The president who built his political brand on dealmaking now faces the most consequential negotiation of his second term—not with Tehran, but with his own Senate caucus.

Senate Republicans emerged from classified briefings this week openly skeptical that any agreement emerging from the Trump administration's back-channel talks with Iran would meet their threshold for acceptable terms. The dissent is remarkable not for its existence but for its volume: senior members of the Foreign Relations and Armed Services committees are speaking on the record, a breach of the usual deference afforded a wartime president from his own party.

The verification problem

At the core of Republican concerns is the question of enforcement. Any deal that allows Iran to retain enrichment capacity—even at reduced levels—strikes hawks as a repetition of the 2015 JCPOA that Trump himself campaigned against. Senator Lindsey Graham called the emerging framework "JCPOA 2.0 with better PR," while Tom Cotton suggested the administration was "negotiating with itself" by floating concessions before Iran had made meaningful commitments.
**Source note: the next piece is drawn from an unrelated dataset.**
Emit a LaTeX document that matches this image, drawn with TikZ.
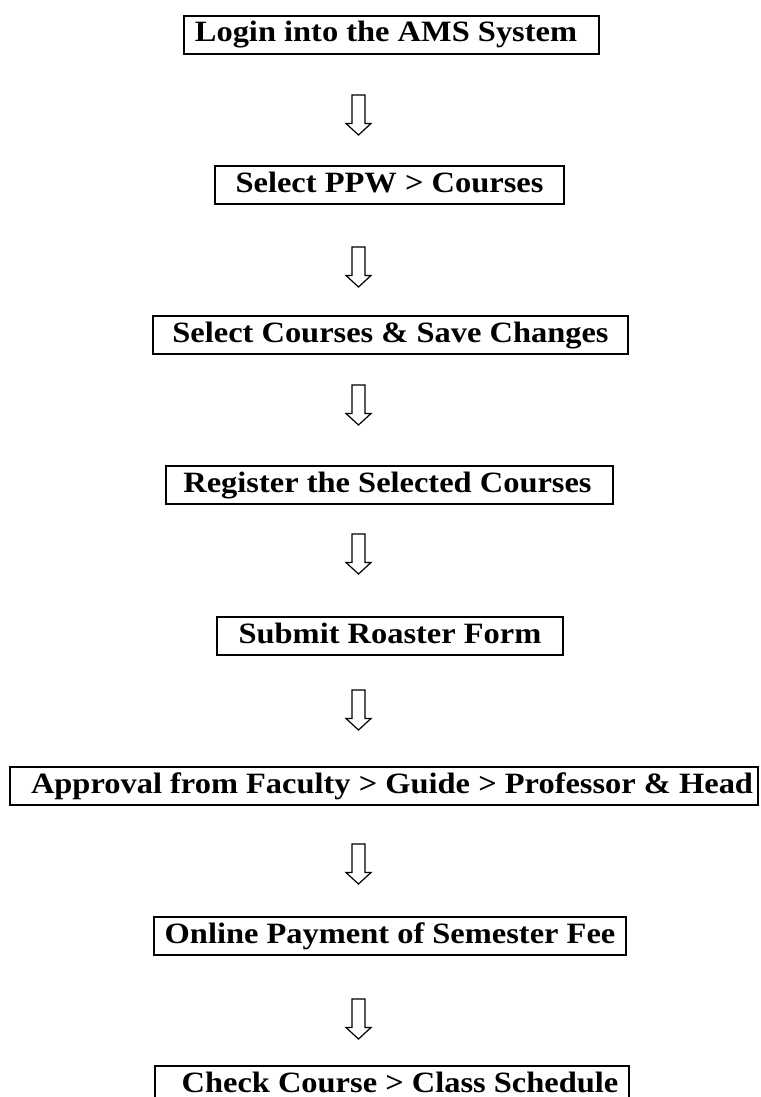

The verification mechanisms reportedly under discussion would rely heavily on IAEA inspections, a framework that critics argue failed to detect Iranian cheating in the past. Republican senators want snap-back sanctions with automatic triggers, military access to suspected sites, and—most contentiously—some form of regime acknowledgment of its nuclear weapons program. Tehran has shown no willingness to provide any of these.

The political math

Treaty ratification requires 67 Senate votes, meaning Trump would need at least a dozen Democrats even if he held every Republican. That arithmetic looked manageable when the war began; it looks nearly impossible now. Democrats who might have supported a genuine diplomatic off-ramp have hardened their positions after three months of military operations they opposed from the start. They're unlikely to hand Trump a foreign policy victory without extracting domestic concessions he won't give.

Meanwhile, the Republican defectors aren't marginal figures. They represent the party's national security establishment—the same senators who confirmed Trump's defense and intelligence nominees and authorized the military action now underway. Their opposition isn't performative; it reflects genuine alarm that the administration is seeking an exit before achieving the war's stated objectives.

The clock problem

The administration's urgency is itself a source of suspicion. Three months into a conflict that was sold as a decisive action to eliminate Iran's nuclear threat, the pivot to diplomacy suggests either that the military campaign has achieved its goals or that it hasn't and won't. Hawks believe the latter. They see a president who underestimated the difficulty of the operation now scrambling to declare victory and withdraw before the 2026 midterms.

That political calendar constrains Trump's options. A deal announced this summer would face ratification votes in the fall, precisely when Republican senators are least willing to break with their base. The president could pursue an executive agreement rather than a treaty, but that would invite the same criticism he leveled at Obama's Iran deal—and would be reversible by any successor.

Our take

Trump built a presidency on the conviction that he alone could negotiate what others couldn't. Iran was supposed to be the proof of concept: maximum pressure followed by a better deal. Instead, he's discovering what his predecessors learned—that the Islamic Republic doesn't negotiate like a real estate developer, and that the American political system makes sustained foreign policy nearly impossible. The Senate Republicans now drawing red lines aren't sabotaging their president; they're holding him to his own standard. Whether that standard was ever achievable is a question the administration should have answered before the first missiles flew.